The Breitling Windrider collection was formerly the Chronoliner and Nightflight collections that have now been amalgamated into this collection. There are quite a few models to choose from including men’s and ladies’ watches as well as automatic mechanical and quartz movements. Here’s a quick run-down of various watches on offer.
I’ve been a huge fan of Breitling watches for many years. I stumbled across them after I’d made up my mind to buy a Tag Heuer watch and went into a store buy one. A very knowledgeable store assistant asked me to take a look at Breitling as well. After quickly comparing both watches I just fell in love with the slightly classic look and robust lines of the Breitling watch. I bought one and have loved wearing it ever since; it looks just as good as when I wear it with a business suit or when I’m relaxing in the garden in shorts and tee-shirt.
Most watches in the Windrider collection characterized by a dome shaped crown and bezel with rider tabs (small rectangular, raised tabs mounted on the bezel at the 3,6,9, and 12 position). The collection contains the Chronomat Evolution, which was previously just called the Chronomat and is the best-selling Breitling watch.
Unlike the Navitimer collection, which by necessity of the slide rule, is on the large size, the sizes of the watches in the Windrider collection vary from smallish to large and the collection features some nice ladies’ watches.
Most of the watches have automatic, mechanical movements, however some, especially the ladies’ watches, have a quartz movement – I’ve been told that making complicated mechanical movements small enough for a ladies watch is very hard and would make the price of a watch extremely expensive.

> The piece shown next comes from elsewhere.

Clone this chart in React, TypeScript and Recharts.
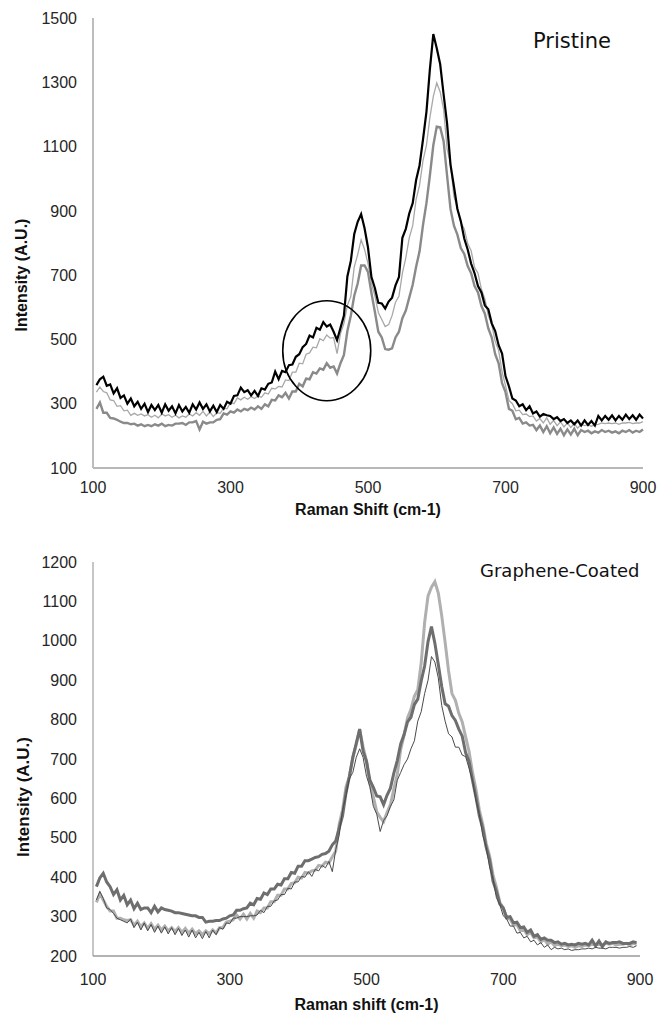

The Chronomat Evolution is the flagship watch of Breitling and is its number one best seller. It was originally created to equip the famous Frecce Tricolori flight team of the Italian airforce. Over the years the watch has evolved aesthetically and technically. Some would arguethat the currunt Evolution watch is the most accomplished to date. The present design has beenin production since 2005. Like most watches in the collection, it has 3 subdials; second hand, 10 minute interval and 3 hour interval. The dials are placed at the 6, 9 and 12 o’clock positions. The mechanical movement is the ETA Valjoux 7750. The casing diameter is 43.7mm and is 17.1mm thick.
The Chronomat Blackbird has a brushed finish unlike the polished finish of the other Chronomat watches. The matte black dial is also in contrast the typical gloss dials of this collection. All this gives the watch a very understated appearance. The casing diameter is 39.8mm with a thickness of 14.8mm. The movement and dial placement is the same as the Evolution.
The Crosswind is a more lavish affair, with an elaborate raised dial face complete with Roman numerals; the numerals and the six hands are luminous. Some versions come with diamonds mounted on the bezel. Again, dial placement and movement are the same as the Evolution.
The Callistino is a Breitling ladies watch. It features a quartz movement and diamonds mounted on the dial face at the hour markers. The casing diameter is 29mm and is 10.6mm thick. The Callisto is another ladies watch. Its main point of interest is the absence of subdials, thought the date aperture remains at the 3 o’clock position. Again, it features a quartz movement. For those wanting a mechanical movement, the Chrono Callisto should fit the bill. The movement is a Lemania 1873. However, this movement is not automatic. The mechanical movement also makes this ladies watch a little larger; the casing is 35mm wide. There are 3 subdials.
Finally, my favorite Breitling watch, the Windrider Shadow Flyback – it’s the model I bought instead of the Tag Heuer. It has an ETA 2892-A2 movement featuring chronograph and a flyback feature (stop watch secondhand return to zero). The subdials are what as known as a tri compax configuration – positioned at the 3, 6 and 9 o’clock position. What I also like is that the date aperture appears between 4 and 5 o’clock.